* _Stated exercise_:
All lines from the beginning of the listing through the line with "rectangle (17.41, -11.19);" are to be copied word for word; the pictures are not.

★ ★ ★ ★ ★ ★ ★

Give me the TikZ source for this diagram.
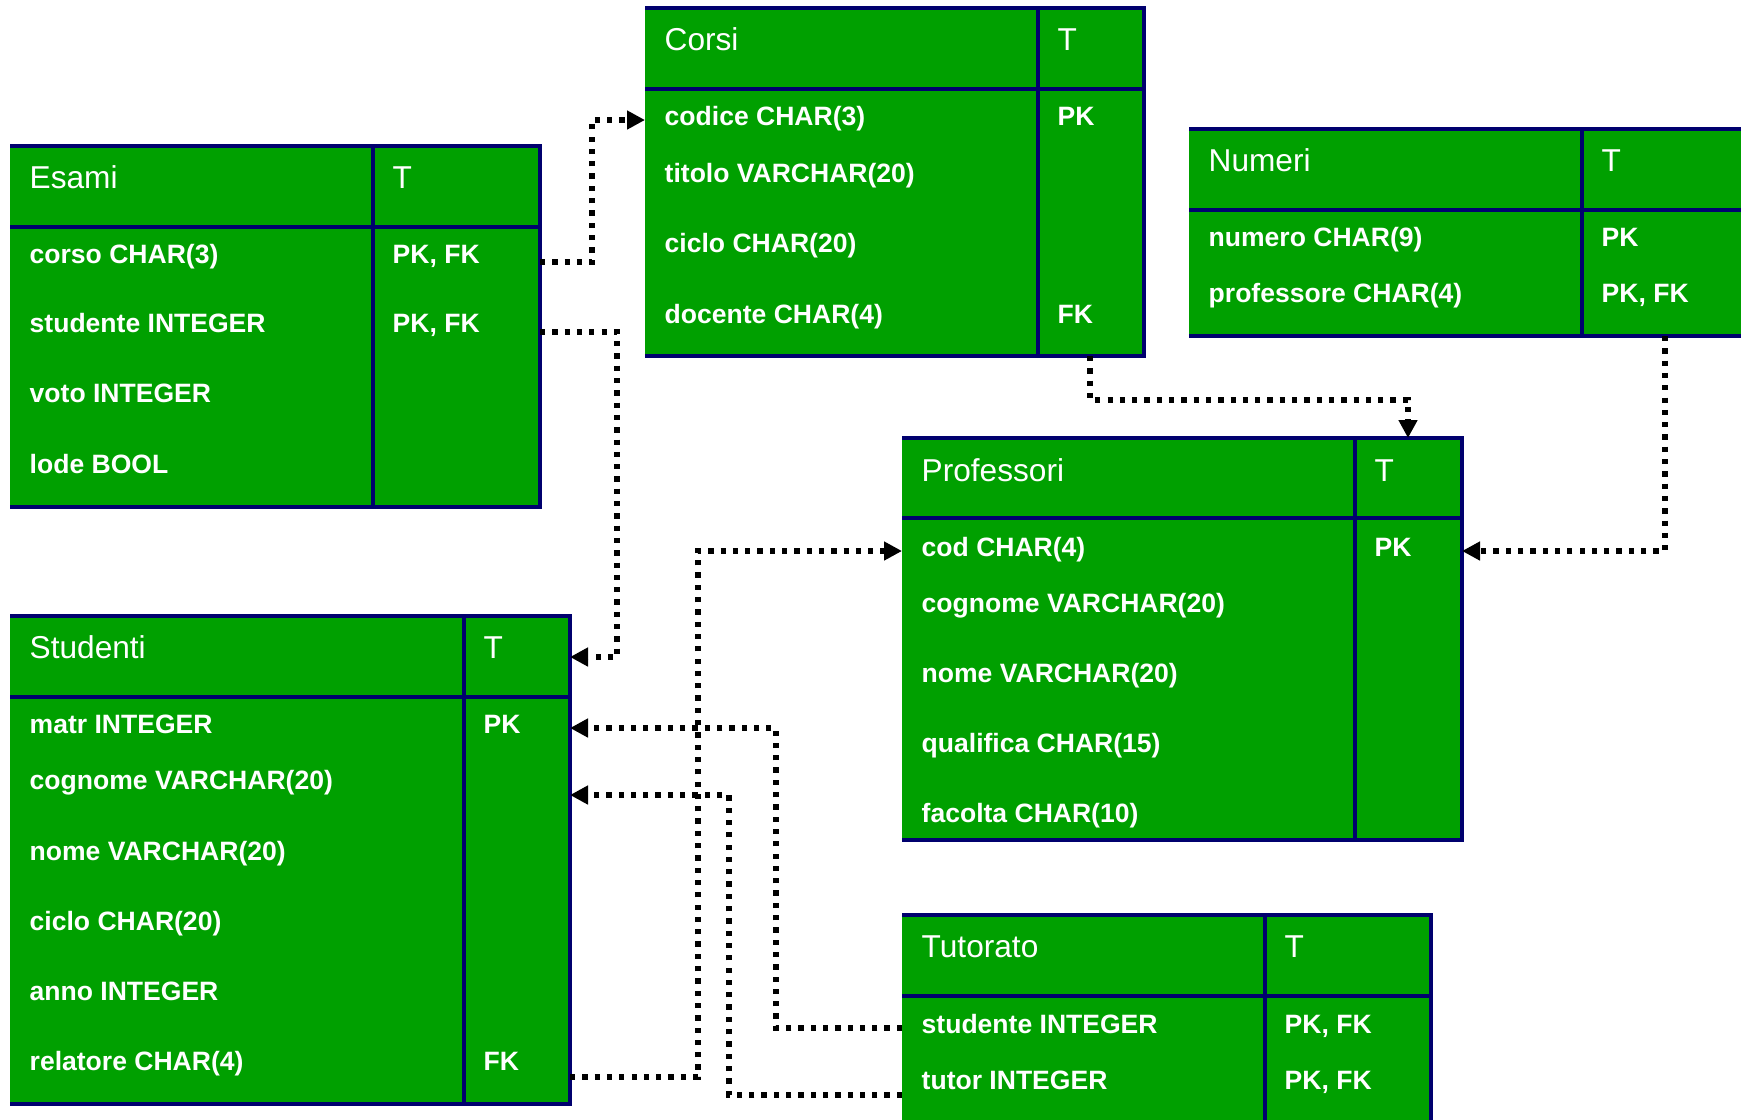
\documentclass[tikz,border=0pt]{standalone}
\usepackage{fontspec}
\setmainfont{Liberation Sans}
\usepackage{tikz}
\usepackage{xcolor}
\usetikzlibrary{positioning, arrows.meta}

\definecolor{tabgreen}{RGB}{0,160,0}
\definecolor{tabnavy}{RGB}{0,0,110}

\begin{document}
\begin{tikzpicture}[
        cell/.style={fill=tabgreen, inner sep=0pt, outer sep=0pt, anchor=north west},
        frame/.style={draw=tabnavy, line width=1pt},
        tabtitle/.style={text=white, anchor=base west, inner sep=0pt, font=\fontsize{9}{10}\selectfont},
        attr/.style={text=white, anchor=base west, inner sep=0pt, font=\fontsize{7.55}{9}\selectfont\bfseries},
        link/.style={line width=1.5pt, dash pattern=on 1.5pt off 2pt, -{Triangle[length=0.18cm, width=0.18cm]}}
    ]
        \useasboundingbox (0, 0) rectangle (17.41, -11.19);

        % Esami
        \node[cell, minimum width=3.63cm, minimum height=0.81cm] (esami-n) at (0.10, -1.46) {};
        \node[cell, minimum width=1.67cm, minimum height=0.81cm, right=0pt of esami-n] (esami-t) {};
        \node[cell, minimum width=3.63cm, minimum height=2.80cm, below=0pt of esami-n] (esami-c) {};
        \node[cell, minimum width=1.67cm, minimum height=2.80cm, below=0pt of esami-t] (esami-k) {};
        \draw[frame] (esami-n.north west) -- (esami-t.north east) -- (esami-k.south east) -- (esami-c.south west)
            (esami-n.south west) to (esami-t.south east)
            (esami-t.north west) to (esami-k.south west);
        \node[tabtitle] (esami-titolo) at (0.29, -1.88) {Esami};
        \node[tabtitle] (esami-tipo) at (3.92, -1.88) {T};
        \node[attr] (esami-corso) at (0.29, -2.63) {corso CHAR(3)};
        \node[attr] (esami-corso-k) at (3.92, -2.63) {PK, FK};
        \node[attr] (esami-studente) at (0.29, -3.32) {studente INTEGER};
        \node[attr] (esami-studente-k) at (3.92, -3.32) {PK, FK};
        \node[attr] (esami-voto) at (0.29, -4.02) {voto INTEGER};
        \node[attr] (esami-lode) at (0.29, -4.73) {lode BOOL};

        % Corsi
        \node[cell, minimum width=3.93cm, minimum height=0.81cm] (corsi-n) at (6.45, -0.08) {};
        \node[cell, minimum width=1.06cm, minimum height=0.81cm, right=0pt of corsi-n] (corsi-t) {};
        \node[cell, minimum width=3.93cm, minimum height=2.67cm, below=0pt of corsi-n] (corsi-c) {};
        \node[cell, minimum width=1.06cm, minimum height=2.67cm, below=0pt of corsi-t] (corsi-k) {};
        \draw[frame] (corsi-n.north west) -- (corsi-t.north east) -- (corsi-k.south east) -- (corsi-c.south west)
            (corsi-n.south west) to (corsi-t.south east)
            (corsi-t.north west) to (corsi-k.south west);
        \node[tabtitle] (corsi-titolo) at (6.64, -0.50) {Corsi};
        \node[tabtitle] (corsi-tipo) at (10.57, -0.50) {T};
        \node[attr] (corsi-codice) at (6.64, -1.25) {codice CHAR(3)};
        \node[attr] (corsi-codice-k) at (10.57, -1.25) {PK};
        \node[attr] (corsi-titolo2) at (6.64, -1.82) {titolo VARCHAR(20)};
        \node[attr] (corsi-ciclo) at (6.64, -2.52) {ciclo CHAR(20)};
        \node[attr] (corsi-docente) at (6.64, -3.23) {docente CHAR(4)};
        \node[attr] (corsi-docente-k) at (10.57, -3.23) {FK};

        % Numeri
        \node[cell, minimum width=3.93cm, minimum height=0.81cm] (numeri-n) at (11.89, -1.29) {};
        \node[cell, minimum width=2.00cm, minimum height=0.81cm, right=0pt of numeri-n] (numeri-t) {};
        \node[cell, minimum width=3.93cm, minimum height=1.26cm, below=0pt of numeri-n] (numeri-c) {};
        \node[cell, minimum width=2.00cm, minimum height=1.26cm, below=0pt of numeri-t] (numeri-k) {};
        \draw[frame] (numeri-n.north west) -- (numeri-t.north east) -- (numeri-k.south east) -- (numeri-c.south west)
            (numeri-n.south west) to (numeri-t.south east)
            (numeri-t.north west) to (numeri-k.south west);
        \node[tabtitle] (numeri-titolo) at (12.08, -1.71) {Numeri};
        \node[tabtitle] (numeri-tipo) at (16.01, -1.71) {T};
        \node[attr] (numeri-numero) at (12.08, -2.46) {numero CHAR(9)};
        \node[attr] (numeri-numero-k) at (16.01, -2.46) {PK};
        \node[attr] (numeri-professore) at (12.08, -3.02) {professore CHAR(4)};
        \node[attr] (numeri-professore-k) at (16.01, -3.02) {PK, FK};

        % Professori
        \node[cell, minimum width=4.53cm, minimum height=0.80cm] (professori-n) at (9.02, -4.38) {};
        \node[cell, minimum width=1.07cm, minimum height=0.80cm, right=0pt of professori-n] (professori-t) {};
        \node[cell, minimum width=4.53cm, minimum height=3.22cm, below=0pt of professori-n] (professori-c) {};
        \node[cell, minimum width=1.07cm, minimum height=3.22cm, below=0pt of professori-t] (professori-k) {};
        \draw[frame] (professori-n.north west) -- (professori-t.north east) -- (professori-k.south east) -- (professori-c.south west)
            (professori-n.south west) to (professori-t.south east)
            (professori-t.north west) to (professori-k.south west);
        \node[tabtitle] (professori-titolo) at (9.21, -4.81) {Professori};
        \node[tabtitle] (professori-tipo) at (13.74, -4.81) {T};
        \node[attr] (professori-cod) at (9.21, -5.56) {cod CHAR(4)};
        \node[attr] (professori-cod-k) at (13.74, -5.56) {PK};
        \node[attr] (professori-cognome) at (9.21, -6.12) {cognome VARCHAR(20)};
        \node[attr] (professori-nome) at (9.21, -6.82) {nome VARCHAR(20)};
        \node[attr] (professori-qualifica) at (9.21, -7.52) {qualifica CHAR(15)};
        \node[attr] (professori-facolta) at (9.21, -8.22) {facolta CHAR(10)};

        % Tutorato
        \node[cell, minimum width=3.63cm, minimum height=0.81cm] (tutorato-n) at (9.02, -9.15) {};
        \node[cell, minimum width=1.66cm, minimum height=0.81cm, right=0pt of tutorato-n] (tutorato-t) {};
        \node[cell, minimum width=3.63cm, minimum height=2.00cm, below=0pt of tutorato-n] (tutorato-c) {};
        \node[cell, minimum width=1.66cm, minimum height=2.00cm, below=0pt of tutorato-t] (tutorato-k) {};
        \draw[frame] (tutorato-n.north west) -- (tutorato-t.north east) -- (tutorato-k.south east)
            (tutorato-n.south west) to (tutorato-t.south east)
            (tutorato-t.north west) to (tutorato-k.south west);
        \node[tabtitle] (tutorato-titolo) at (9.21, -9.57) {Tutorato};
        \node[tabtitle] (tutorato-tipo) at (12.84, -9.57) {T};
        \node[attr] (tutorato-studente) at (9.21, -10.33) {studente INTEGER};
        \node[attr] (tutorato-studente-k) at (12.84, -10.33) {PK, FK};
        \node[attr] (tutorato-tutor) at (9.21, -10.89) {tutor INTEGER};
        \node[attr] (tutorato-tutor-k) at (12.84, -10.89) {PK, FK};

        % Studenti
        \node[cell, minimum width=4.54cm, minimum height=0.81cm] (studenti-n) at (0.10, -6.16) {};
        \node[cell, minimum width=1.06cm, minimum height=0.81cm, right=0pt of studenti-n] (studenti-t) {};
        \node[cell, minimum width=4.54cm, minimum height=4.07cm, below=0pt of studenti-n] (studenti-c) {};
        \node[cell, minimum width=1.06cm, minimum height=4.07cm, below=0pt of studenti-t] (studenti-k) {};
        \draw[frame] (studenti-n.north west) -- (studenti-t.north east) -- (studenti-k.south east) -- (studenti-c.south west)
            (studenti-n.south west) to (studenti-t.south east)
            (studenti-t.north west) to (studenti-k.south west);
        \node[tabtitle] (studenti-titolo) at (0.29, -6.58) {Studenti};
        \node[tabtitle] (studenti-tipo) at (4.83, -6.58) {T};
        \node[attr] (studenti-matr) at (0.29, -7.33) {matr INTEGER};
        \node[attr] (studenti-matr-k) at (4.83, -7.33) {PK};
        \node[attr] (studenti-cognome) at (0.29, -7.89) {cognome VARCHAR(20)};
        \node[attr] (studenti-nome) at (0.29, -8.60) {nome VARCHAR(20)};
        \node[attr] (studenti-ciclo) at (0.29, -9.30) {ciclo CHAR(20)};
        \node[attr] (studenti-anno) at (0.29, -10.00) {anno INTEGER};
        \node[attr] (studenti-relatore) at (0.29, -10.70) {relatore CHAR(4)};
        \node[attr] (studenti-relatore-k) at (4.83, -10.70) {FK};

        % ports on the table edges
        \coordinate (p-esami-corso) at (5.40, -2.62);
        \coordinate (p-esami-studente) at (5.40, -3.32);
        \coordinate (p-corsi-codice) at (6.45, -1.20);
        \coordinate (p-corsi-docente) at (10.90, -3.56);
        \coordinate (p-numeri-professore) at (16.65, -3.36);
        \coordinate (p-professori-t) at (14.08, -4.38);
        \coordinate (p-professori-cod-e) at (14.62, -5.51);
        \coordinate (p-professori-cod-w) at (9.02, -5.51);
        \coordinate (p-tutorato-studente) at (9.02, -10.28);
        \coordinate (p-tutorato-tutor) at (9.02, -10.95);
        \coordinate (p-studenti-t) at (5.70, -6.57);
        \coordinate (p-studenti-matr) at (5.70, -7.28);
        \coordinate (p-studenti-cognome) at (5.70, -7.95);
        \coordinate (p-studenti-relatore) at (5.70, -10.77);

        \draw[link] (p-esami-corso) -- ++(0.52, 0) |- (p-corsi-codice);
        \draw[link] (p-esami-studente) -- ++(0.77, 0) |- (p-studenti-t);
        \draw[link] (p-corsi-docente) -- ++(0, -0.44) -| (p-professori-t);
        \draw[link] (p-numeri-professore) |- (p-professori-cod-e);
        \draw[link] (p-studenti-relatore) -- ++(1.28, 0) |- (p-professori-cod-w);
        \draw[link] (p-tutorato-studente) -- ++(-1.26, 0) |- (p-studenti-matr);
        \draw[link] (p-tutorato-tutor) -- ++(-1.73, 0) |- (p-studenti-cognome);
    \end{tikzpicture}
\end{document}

★ ★ ★ ★ ★ ★ ★

* _Full solution_:
Give me the TikZ source for this diagram.
\documentclass[tikz,border=0pt]{standalone}
\usepackage{fontspec}
\setmainfont{Liberation Sans}
\usepackage{tikz}
\usepackage{xcolor}
\usetikzlibrary{positioning, arrows.meta}

\definecolor{tabgreen}{RGB}{0,160,0}
\definecolor{tabnavy}{RGB}{0,0,110}

\begin{document}
\begin{tikzpicture}[
        cell/.style={fill=tabgreen, inner sep=0pt, outer sep=0pt, anchor=north west},
        frame/.style={draw=tabnavy, line width=1pt},
        tabtitle/.style={text=white, anchor=base west, inner sep=0pt, font=\fontsize{9}{10}\selectfont},
        attr/.style={text=white, anchor=base west, inner sep=0pt, font=\fontsize{7.55}{9}\selectfont\bfseries},
        link/.style={line width=1.5pt, dash pattern=on 1.5pt off 2pt, -{Triangle[length=0.18cm, width=0.18cm]}}
    ]
        \useasboundingbox (0, 0) rectangle (17.41, -11.19);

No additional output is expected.